"We are ready to attack if we have permission from the United Nations' Security Council," Jean Ping, chairman of the African Union Commission, told a news conference in Ethiopia. "In the coming months, we have to move to that ceiling of 12,000 troops."
Ping was referring to the ceiling that he helped set after the Kampala bombings in Uganda. With Ugandan President Yoweri Museveni's consent, the AU ultimately wishes to deploy more than 20,000 total troops to Somalia, 12,000 for Mogadishu and 8,000 for the rest of the country.
The TFG and AU's urgency is easily understandable. al-Shabab appears weakened yet the AU possesses no ability to deal a death blow. Now al-Shabab has resumed operations in Mogadishu, contesting the capital so that AU troops can't gain momentum into the south. The AU was hoping to fill the temporary void left by al-Shabab's divisions, only this gap is starting to close. If there ever were a time for a comprehensive attack on al-Shabab, now would have been it.
However this is no longer a matter of life and death for Somalis. The TFG's mandate expires after August, the AU's after September, and that appears to play a lead role in their urgency. They need to make progress before then and secure new funding, whether to extend their mandates or jockey for position in the new government.
And desperation isn't a bad thing when it achieves positive results.
Unfortunately the opportune time to attack al-Shabab has passed, and the TFG and AU face several daunting obstacles in launching a systematic campaign (which we will analyze shortly). After the UN appealed to international donors to fill the AU's trust fund, which had reached its lowest level, the AU now wants to deploy another 4,000 troops and send them on the attack. An "offensive" mandate is misleading because the AU already mounts assaults on al-Shabab positions, and Ping may simply being appealing for helicopter gunships and air-strikes.
But the AU has something big in mind and that's going to cost more money: for weapons, fuel, food, soldier pay, and the possible reimbursement that will surely be necessary for civilians (although this could be the first area cut).
How the AU actually expects to seize all of Mogadishu and conduct a nation-wide offensive has yet to be explained in any real detail. We've noted before that several AU commanders estimated Mogadishu's need at 15,000+. Our own estimate for Somalia ranges between 30,000 and 40,000 total troops, depending on the level Ethiopia's assistance and Western air-support.
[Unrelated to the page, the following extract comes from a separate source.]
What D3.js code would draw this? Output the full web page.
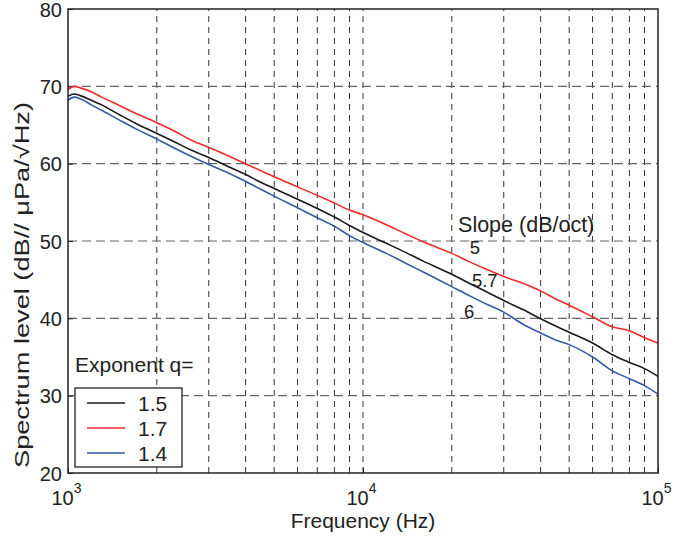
<!DOCTYPE html>
<html>
<head>
<meta charset="utf-8">
<script src="https://cdn.jsdelivr.net/npm/d3@7"></script>
<style>
  body { margin: 0; background: #fff; }
  text { font-family: "Liberation Sans", Arial, sans-serif; fill: #222; }
</style>
</head>
<body>
<main></main>
<script>
const w = 675;
const h = 539;
const margin = {left: 68, right: 17, top: 9, bottom: 66};

// frequency points (Hz) and spectrum levels
const freqs = [1000, 1050, 1100, 1200, 1300, 1500, 1700, 2000, 2300, 2600, 3000, 3500, 4000, 4500, 5000,
  6000, 7000, 8000, 9000, 10000, 12000, 14000, 16000, 18000, 20000, 23000, 26000, 30000, 35000,
  40000, 45000, 50000, 60000, 70000, 80000, 90000, 100000];
const q15 = [68.7, 69.0, 68.8, 68.2, 67.6, 66.3, 65.2, 63.9, 62.8, 61.8, 60.8, 59.6, 58.6, 57.6, 56.8,
  55.4, 54.2, 53.1, 52.0, 51.1, 49.7, 48.5, 47.4, 46.5, 45.7, 44.5, 43.5, 42.3, 41.1,
  39.95, 39.0, 38.2, 36.8, 35.3, 34.3, 33.5, 32.5];
const q17 = [69.6, 70.0, 69.8, 69.3, 68.6, 67.5, 66.5, 65.3, 64.2, 63.1, 62.1, 61.0, 60.0, 59.1, 58.3,
  57.0, 55.9, 54.9, 54.0, 53.4, 52.1, 50.9, 49.9, 49.1, 48.4, 47.3, 46.4, 45.4, 44.5,
  43.55, 42.5, 41.7, 40.2, 38.9, 38.4, 37.5, 36.8];
const q14 = [68.2, 68.6, 68.4, 67.6, 66.9, 65.6, 64.5, 63.2, 62.0, 61.0, 59.9, 58.8, 57.7, 56.7, 55.8,
  54.3, 53.0, 51.9, 50.7, 49.8, 48.4, 47.1, 46.0, 45.0, 44.1, 42.9, 41.9, 40.8, 39.2,
  38.1, 37.2, 36.6, 35.0, 33.2, 32.2, 31.3, 30.2];

const seriesNames = ["1.5", "1.7", "1.4"];
const seriesColors = ["#1a1a1a", "#ee2b2b", "#3558ac"];
const seriesValues = [q15, q17, q14];

const yTicks = [20, 30, 40, 50, 60, 70, 80];
const xMajor = [1e3, 1e4, 1e5];
const xMinor = [2e3, 3e3, 4e3, 5e3, 6e3, 7e3, 8e3, 9e3, 2e4, 3e4, 4e4, 5e4, 6e4, 7e4, 8e4, 9e4];

// slope annotations: [text, freq, level]
const slopeTitle = ["Slope (dB/oct)", 21000, 51.2];
const slopeLabels = [["5", 23000, 48.3], ["5.7", 23400, 44.1], ["6", 22000, 40.1]];

const svg = d3.select("main").append("svg")
  .attr("width", w).attr("height", h);

const x = d3.scaleLog().domain([1e3, 1e5]).range([margin.left, w - margin.right]);
const y = d3.scaleLinear().domain([20, 80]).range([h - margin.bottom, margin.top]);

// grid
svg.append("g")
  .selectAll("line")
  .data(xMinor.concat([1e4]))
  .join("line")
  .attr("x1", d => x(d)).attr("x2", d => x(d))
  .attr("y1", y(20)).attr("y2", y(80))
  .attr("stroke", "#333").attr("stroke-width", 1)
  .attr("stroke-dasharray", "6,5");
svg.append("g")
  .selectAll("line")
  .data(yTicks.slice(1, -1))
  .join("line")
  .attr("x1", x(1e3)).attr("x2", x(1e5))
  .attr("y1", d => y(d)).attr("y2", d => y(d))
  .attr("stroke", "#666").attr("stroke-width", 1.2)
  .attr("stroke-dasharray", "9,5");

// axes
const yAxis = d3.axisLeft(y).tickValues(yTicks).tickSize(-5).tickPadding(6);
svg.append("g")
  .attr("transform", `translate(${margin.left},0)`)
  .call(yAxis)
  .call(g => g.select(".domain").remove())
  .call(g => g.selectAll("text").style("font-size", "20px").attr("dy", "0.36em"))
  .call(g => g.selectAll("line").attr("stroke", "#222"));

const xAxis = d3.axisBottom(x).tickValues(xMajor).tickSize(-5).tickFormat("");
const xg = svg.append("g")
  .attr("transform", `translate(0,${h - margin.bottom})`)
  .call(xAxis)
  .call(g => g.select(".domain").remove())
  .call(g => g.selectAll("line").attr("stroke", "#222"));
xg.selectAll(".tick").append("text")
  .attr("y", 32).attr("x", -2)
  .attr("text-anchor", "middle")
  .style("font-size", "20px")
  .text("10")
  .append("tspan")
  .attr("dy", "-0.85em")
  .style("font-size", "14px")
  .text(d => Math.round(Math.log10(d)));

// curves
const line = d3.line()
  .x((d, i) => x(freqs[i]))
  .y(d => y(d))
  .curve(d3.curveMonotoneX);
svg.append("g")
  .selectAll("path")
  .data(seriesValues)
  .join("path")
  .attr("d", line)
  .attr("fill", "none")
  .attr("stroke", (d, i) => seriesColors[i])
  .attr("stroke-width", 1.6);

// frame
svg.append("rect")
  .attr("x", x(1e3)).attr("y", y(80))
  .attr("width", x(1e5) - x(1e3)).attr("height", y(20) - y(80))
  .attr("fill", "none").attr("stroke", "#222").attr("stroke-width", 1.5);

// slope annotations
svg.append("text")
  .attr("x", x(slopeTitle[1])).attr("y", y(slopeTitle[2]))
  .style("font-size", "21.5px")
  .text(slopeTitle[0]);
svg.append("g")
  .selectAll("text")
  .data(slopeLabels)
  .join("text")
  .attr("x", d => x(d[1])).attr("y", d => y(d[2]))
  .style("font-size", "18.5px")
  .text(d => d[0]);

// legend
svg.append("text")
  .attr("x", 75).attr("y", 372)
  .style("font-size", "21px")
  .text("Exponent q=");
const legend = svg.append("g").attr("transform", "translate(75,388)");
legend.append("rect")
  .attr("width", 107).attr("height", 79)
  .attr("fill", "#fff").attr("stroke", "#222").attr("stroke-width", 1.3);
const rows = legend.selectAll("g.row")
  .data(seriesNames)
  .join("g")
  .attr("class", "row")
  .attr("transform", (d, i) => `translate(0,${15 + i * 25})`);
rows.append("line")
  .attr("x1", 12).attr("x2", 50)
  .attr("stroke", (d, i) => seriesColors[i]).attr("stroke-width", 1.6);
rows.append("text")
  .attr("x", 63).attr("y", 7.5)
  .style("font-size", "21px")
  .text(d => d);

// axis titles
svg.append("text")
  .attr("x", x(1e4)).attr("y", 528)
  .attr("text-anchor", "middle")
  .style("font-size", "21px")
  .text("Frequency (Hz)");
svg.append("text")
  .attr("transform", "translate(29,285) rotate(-90)")
  .attr("text-anchor", "middle")
  .attr("textLength", 366)
  .attr("lengthAdjust", "spacingAndGlyphs")
  .style("font-size", "21px")
  .text("Spectrum level (dB// μPa/√Hz)");
</script>
</body>
</html>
In any event the task won't come cheap. Somalia is why the term "nation-building" exists, and if America can't fund something on that scale, what hope does the AU have when it largely depends on Western financing? The unavoidable problem will be holding and governing in al-Shabab territory. Clearing, as often the case, will be the easiest phase of counterinsurgency, hard as the fighting is. The AU must remember at all times that it's waging COIN; any conventional thinking will likely doom the campaign.
Our constant advice to the AU is to only capture holdable territory, otherwise the operation becomes counterproductive. Maintaining their force pales in comparison to running the actual counterinsurgency. Bogging down in uncontrollable territory is the main risk to the AU's strategy, as it drains lives, time, resources, and confidence - at the national, regional, and international levels.
The UN already acknowledged earlier this week that the TFG missed its deadline to adopt a new constitution and approve a presidential election. Somalia's chaotic parliament and the constitution remain the TFG's greatest weaknesses, as President Sharif Ahmed and parliamentary speaker Hassan Sheik Aden have reached a logjam on a new constitution and Sharif's desire for another term. Aden reportedly demands that an election be held despite insufficient security. This is but one more reason for the TFG's urgency.